Images are not part of the copy; write out the rest of the data exactly as given.
>> begin COLLECTED MATERIAL
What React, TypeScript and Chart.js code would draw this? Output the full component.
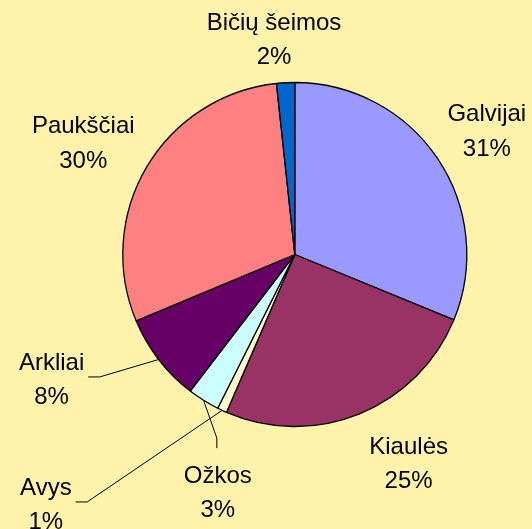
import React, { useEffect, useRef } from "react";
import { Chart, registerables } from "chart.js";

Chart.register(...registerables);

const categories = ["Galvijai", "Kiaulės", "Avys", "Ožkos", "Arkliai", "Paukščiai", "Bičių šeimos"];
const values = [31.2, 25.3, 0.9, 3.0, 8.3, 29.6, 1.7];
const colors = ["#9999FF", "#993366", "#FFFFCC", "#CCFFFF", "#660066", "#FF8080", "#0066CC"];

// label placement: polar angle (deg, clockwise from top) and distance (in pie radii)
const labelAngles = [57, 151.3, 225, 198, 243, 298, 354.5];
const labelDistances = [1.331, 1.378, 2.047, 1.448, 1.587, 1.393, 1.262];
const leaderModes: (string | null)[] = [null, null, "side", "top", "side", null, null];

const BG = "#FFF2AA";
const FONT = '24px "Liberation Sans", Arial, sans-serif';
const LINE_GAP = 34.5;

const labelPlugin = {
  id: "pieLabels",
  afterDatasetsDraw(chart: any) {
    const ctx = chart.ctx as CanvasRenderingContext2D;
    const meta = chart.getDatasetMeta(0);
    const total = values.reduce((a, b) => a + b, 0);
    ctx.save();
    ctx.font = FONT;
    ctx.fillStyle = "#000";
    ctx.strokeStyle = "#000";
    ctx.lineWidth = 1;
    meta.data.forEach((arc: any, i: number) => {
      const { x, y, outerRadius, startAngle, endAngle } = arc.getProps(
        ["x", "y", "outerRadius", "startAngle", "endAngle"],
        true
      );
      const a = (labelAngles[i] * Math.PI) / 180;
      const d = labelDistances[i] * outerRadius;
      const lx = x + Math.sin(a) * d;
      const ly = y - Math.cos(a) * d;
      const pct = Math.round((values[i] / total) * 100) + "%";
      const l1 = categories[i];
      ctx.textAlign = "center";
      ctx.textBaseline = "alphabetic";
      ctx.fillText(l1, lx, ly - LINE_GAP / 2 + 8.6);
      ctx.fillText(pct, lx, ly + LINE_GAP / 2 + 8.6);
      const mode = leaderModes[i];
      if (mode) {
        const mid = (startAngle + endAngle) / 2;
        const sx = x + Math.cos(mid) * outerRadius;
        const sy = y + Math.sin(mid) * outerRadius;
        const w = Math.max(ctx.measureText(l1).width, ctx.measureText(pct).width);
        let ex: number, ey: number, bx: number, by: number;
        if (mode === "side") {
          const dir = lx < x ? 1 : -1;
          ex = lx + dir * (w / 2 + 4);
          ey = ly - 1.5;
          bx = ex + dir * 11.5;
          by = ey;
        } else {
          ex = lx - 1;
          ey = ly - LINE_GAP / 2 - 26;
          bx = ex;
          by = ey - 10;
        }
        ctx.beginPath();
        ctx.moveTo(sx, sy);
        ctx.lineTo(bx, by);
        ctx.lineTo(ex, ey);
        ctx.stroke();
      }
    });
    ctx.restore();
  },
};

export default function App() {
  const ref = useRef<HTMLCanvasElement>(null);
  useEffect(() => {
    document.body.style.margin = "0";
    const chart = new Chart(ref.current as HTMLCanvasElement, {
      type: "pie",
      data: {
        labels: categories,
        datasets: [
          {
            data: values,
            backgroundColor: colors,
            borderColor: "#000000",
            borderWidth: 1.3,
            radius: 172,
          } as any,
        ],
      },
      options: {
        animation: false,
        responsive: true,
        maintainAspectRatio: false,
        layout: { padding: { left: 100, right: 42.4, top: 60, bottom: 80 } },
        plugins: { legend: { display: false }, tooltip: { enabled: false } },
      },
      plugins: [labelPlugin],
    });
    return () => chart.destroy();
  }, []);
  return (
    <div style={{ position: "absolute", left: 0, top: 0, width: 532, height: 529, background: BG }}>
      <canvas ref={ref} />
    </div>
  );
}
>> end COLLECTED MATERIAL
◆ **EXERCISE OUTPUT**
What React, TypeScript and Chart.js code would draw this? Output the full component.
import React, { useEffect, useRef } from "react";
import { Chart, registerables } from "chart.js";

Chart.register(...registerables);

const categories = ["Galvijai", "Kiaulės", "Avys", "Ožkos", "Arkliai", "Paukščiai", "Bičių šeimos"];
const values = [31.2, 25.3, 0.9, 3.0, 8.3, 29.6, 1.7];
const colors = ["#9999FF", "#993366", "#FFFFCC", "#CCFFFF", "#660066", "#FF8080", "#0066CC"];

// label placement: polar angle (deg, clockwise from top) and distance (in pie radii)
const labelAngles = [57, 151.3, 225, 198, 243, 298, 354.5];
const labelDistances = [1.331, 1.378, 2.047, 1.448, 1.587, 1.393, 1.262];
const leaderModes: (string | null)[] = [null, null, "side", "top", "side", null, null];

const BG = "#FFF2AA";
const FONT = '24px "Liberation Sans", Arial, sans-serif';
const LINE_GAP = 34.5;

const labelPlugin = {
  id: "pieLabels",
  afterDatasetsDraw(chart: any) {
    const ctx = chart.ctx as CanvasRenderingContext2D;
    const meta = chart.getDatasetMeta(0);
    const total = values.reduce((a, b) => a + b, 0);
    ctx.save();
    ctx.font = FONT;
    ctx.fillStyle = "#000";
    ctx.strokeStyle = "#000";
    ctx.lineWidth = 1;
    meta.data.forEach((arc: any, i: number) => {
      const { x, y, outerRadius, startAngle, endAngle } = arc.getProps(
        ["x", "y", "outerRadius", "startAngle", "endAngle"],
        true
      );
      const a = (labelAngles[i] * Math.PI) / 180;
      const d = labelDistances[i] * outerRadius;
      const lx = x + Math.sin(a) * d;
      const ly = y - Math.cos(a) * d;
      const pct = Math.round((values[i] / total) * 100) + "%";
      const l1 = categories[i];
      ctx.textAlign = "center";
      ctx.textBaseline = "alphabetic";
      ctx.fillText(l1, lx, ly - LINE_GAP / 2 + 8.6);
      ctx.fillText(pct, lx, ly + LINE_GAP / 2 + 8.6);
      const mode = leaderModes[i];
      if (mode) {
        const mid = (startAngle + endAngle) / 2;
        const sx = x + Math.cos(mid) * outerRadius;
        const sy = y + Math.sin(mid) * outerRadius;
        const w = Math.max(ctx.measureText(l1).width, ctx.measureText(pct).width);
        let ex: number, ey: number, bx: number, by: number;
        if (mode === "side") {
          const dir = lx < x ? 1 : -1;
          ex = lx + dir * (w / 2 + 4);
          ey = ly - 1.5;
          bx = ex + dir * 11.5;
          by = ey;
        } else {
          ex = lx - 1;
          ey = ly - LINE_GAP / 2 - 26;
          bx = ex;
          by = ey - 10;
        }
        ctx.beginPath();
        ctx.moveTo(sx, sy);
        ctx.lineTo(bx, by);
        ctx.lineTo(ex, ey);
        ctx.stroke();
      }
    });
    ctx.restore();
  },
};

export default function App() {
  const ref = useRef<HTMLCanvasElement>(null);
  useEffect(() => {
    document.body.style.margin = "0";
    const chart = new Chart(ref.current as HTMLCanvasElement, {
      type: "pie",
      data: {
        labels: categories,
        datasets: [
          {
            data: values,
            backgroundColor: colors,
            borderColor: "#000000",
            borderWidth: 1.3,
            radius: 172,
          } as any,
        ],
      },
      options: {
        animation: false,
        responsive: true,
        maintainAspectRatio: false,
        layout: { padding: { left: 100, right: 42.4, top: 60, bottom: 80 } },
        plugins: { legend: { display: false }, tooltip: { enabled: false } },
      },
      plugins: [labelPlugin],
    });
    return () => chart.destroy();
  }, []);
  return (
    <div style={{ position: "absolute", left: 0, top: 0, width: 532, height: 529, background: BG }}>
      <canvas ref={ref} />
    </div>
  );
}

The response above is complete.